GIVEN REQUEST:
Starting with the first line of the data below, copy each line up to and including the one containing "plt.rcParams['mathtext.fontset'] = 'stix'". Pictures stay out.

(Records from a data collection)
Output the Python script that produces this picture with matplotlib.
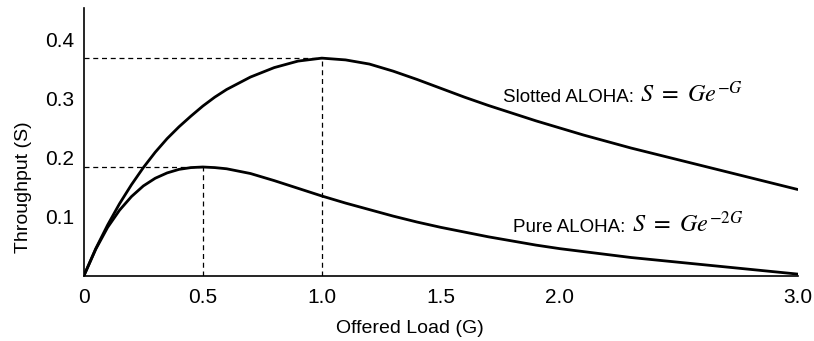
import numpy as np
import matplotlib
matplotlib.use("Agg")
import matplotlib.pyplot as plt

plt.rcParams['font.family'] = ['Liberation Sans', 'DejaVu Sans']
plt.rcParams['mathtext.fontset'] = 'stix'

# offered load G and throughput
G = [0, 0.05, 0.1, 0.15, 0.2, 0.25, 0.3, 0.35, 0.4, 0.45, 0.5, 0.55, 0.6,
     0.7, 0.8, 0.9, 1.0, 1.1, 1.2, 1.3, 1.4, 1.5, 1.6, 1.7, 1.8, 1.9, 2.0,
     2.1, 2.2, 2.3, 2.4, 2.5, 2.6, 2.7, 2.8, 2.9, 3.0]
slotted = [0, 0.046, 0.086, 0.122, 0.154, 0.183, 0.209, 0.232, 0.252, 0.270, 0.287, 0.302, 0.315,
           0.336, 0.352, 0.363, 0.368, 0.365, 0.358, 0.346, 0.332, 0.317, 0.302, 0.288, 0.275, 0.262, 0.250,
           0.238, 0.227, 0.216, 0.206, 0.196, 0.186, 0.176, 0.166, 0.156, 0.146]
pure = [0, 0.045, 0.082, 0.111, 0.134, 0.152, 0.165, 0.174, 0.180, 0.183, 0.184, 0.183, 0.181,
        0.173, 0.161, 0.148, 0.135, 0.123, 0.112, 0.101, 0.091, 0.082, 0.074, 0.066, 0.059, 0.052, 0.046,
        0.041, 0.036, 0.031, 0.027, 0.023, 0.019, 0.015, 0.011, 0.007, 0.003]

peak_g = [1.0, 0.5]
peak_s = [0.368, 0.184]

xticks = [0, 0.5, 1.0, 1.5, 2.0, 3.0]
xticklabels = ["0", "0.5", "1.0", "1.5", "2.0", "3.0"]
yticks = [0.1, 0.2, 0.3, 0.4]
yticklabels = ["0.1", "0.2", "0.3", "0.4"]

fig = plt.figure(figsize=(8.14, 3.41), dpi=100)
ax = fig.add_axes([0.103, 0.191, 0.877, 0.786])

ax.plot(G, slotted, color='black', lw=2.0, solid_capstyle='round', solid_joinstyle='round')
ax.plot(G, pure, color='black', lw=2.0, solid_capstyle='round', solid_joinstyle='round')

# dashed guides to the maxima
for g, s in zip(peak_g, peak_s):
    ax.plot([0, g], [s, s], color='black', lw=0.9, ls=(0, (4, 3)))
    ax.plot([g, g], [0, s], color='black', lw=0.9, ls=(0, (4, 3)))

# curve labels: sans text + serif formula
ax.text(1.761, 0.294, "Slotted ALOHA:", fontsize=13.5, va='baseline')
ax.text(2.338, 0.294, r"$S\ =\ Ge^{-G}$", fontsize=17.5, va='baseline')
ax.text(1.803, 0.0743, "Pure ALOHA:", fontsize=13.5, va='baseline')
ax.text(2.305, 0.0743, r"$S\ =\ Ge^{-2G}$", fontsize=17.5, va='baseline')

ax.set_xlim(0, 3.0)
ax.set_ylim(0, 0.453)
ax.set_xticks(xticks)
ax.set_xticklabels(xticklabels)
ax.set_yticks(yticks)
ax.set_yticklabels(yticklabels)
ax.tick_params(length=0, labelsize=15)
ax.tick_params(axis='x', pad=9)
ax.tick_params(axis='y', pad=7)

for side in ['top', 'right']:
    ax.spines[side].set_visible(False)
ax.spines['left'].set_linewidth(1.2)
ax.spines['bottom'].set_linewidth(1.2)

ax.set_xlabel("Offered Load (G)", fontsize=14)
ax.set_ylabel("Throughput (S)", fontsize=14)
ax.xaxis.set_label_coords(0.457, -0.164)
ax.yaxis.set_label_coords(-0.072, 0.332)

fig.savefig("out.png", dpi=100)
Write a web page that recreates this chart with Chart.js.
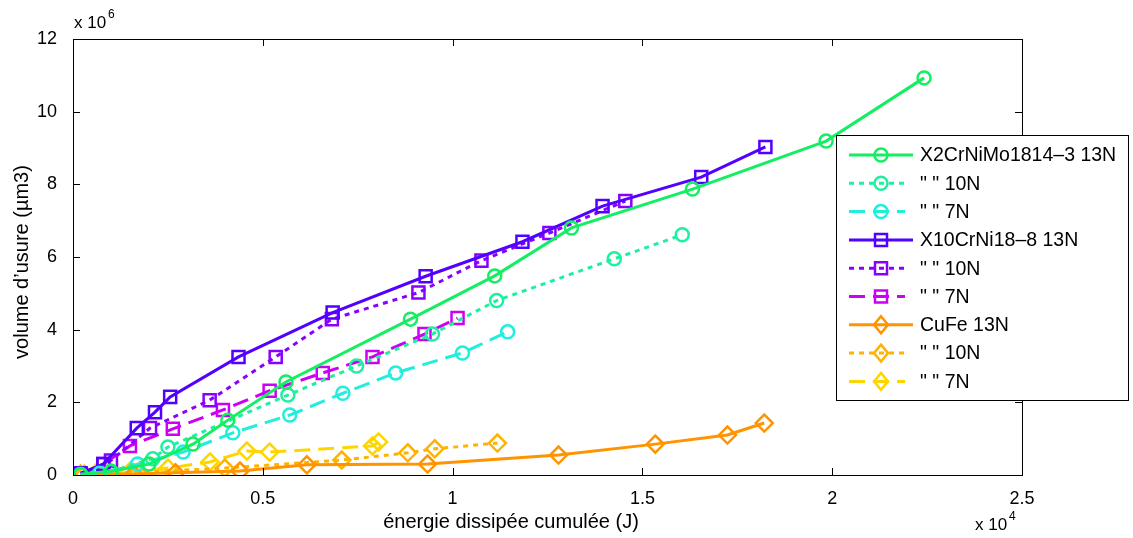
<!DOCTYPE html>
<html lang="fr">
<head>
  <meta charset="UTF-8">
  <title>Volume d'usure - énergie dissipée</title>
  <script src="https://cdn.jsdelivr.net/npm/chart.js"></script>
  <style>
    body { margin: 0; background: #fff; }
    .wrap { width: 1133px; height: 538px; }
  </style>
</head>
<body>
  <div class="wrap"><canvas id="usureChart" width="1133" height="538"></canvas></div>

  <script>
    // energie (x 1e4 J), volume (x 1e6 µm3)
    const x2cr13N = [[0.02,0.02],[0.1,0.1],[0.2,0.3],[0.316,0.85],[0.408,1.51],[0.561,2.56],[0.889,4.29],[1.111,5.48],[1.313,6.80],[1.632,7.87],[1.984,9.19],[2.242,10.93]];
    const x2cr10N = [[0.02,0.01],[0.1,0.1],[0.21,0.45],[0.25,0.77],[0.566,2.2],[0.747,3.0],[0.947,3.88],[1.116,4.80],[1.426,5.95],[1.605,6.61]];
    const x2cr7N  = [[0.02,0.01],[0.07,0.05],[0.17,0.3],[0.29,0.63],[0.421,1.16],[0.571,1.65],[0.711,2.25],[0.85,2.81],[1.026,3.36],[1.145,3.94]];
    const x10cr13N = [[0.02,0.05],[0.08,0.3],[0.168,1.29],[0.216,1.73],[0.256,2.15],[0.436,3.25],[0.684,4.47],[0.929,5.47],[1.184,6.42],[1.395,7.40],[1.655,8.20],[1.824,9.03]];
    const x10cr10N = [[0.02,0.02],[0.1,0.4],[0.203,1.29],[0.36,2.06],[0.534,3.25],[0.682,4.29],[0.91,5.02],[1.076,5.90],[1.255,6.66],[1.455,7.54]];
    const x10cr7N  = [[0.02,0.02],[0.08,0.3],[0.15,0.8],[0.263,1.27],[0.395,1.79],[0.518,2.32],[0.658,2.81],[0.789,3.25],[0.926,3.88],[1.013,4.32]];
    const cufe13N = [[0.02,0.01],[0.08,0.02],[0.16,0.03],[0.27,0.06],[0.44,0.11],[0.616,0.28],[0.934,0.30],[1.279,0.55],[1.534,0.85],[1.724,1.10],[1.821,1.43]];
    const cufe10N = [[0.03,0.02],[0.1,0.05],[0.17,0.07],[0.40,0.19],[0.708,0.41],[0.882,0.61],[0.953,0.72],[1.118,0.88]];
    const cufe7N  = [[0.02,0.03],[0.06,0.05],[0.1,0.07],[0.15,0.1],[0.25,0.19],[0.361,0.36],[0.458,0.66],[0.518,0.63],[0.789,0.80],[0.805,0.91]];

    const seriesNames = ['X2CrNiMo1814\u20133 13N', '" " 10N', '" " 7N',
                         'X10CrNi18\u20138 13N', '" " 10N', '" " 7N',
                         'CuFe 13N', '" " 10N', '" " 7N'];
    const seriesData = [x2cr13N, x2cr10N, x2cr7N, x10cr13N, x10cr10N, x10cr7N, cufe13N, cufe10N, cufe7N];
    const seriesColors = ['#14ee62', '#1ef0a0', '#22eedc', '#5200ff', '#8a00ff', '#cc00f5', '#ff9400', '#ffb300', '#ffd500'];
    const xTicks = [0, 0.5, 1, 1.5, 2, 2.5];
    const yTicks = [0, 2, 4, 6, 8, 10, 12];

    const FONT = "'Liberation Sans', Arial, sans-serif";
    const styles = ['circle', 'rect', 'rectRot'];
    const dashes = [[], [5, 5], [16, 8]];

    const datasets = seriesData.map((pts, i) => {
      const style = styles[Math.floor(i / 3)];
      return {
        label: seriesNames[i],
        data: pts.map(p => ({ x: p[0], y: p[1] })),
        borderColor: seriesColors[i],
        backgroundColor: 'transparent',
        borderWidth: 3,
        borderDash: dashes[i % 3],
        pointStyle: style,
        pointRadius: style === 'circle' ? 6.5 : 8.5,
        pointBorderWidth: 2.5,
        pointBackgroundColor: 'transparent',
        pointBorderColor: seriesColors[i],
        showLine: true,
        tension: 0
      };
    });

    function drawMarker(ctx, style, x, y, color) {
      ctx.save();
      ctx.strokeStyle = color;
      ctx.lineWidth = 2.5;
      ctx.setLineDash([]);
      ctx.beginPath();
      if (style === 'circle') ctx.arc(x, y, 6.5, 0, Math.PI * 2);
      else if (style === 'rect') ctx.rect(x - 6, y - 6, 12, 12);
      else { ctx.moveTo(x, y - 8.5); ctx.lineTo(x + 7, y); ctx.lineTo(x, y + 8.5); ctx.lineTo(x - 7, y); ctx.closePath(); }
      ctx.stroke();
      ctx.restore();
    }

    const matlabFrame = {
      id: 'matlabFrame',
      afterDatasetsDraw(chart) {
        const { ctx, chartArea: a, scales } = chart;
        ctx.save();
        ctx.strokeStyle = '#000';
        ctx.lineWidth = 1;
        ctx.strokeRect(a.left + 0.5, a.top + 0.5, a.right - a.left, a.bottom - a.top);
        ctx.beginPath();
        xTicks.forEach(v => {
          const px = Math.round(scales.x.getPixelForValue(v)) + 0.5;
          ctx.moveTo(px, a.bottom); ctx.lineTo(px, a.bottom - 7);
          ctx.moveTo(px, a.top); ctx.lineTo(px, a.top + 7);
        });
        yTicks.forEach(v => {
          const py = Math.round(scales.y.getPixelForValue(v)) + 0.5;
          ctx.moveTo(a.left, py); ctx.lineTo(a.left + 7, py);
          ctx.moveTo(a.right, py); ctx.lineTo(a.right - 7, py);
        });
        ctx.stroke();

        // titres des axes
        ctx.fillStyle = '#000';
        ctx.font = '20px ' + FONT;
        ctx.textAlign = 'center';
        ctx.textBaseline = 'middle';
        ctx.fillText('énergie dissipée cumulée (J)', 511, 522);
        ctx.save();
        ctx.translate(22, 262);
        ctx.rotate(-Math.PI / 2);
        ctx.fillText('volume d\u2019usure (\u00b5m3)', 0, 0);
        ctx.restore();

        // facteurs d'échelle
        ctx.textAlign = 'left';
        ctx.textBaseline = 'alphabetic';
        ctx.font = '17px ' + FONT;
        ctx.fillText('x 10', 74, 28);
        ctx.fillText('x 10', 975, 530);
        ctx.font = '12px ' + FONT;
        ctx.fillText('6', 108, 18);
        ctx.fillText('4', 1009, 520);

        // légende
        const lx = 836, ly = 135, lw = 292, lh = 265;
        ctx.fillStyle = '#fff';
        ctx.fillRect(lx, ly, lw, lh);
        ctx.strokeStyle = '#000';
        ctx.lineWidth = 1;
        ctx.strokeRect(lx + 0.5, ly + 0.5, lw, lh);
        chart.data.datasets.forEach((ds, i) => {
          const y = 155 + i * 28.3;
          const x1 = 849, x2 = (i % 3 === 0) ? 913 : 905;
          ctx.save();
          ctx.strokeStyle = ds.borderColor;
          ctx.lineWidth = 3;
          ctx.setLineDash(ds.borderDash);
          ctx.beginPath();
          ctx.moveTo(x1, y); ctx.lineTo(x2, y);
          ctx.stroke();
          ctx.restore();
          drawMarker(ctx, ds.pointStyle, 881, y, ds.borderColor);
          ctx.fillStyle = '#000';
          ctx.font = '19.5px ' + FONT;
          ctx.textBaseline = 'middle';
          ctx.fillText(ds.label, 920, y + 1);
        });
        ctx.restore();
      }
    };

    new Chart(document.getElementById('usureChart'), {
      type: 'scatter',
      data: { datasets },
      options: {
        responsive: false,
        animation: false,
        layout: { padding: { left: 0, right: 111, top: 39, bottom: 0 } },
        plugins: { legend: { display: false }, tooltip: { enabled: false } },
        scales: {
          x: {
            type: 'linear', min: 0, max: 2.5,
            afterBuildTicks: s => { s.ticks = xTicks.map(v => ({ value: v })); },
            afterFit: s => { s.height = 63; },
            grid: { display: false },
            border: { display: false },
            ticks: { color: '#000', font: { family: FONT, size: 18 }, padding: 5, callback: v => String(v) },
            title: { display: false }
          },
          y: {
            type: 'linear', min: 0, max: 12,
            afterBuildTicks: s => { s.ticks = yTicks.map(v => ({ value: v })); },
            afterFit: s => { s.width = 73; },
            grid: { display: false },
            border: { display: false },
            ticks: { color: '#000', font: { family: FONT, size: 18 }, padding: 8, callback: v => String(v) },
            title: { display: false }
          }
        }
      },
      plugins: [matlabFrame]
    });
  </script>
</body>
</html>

ANSWER TO THIS PROBLEM:
Output the Python script that produces this picture with matplotlib.
import numpy as np
import matplotlib
matplotlib.use("Agg")
import matplotlib.pyplot as plt

plt.rcParams['font.family'] = ['Liberation Sans', 'DejaVu Sans']
plt.rcParams['mathtext.fontset'] = 'stix'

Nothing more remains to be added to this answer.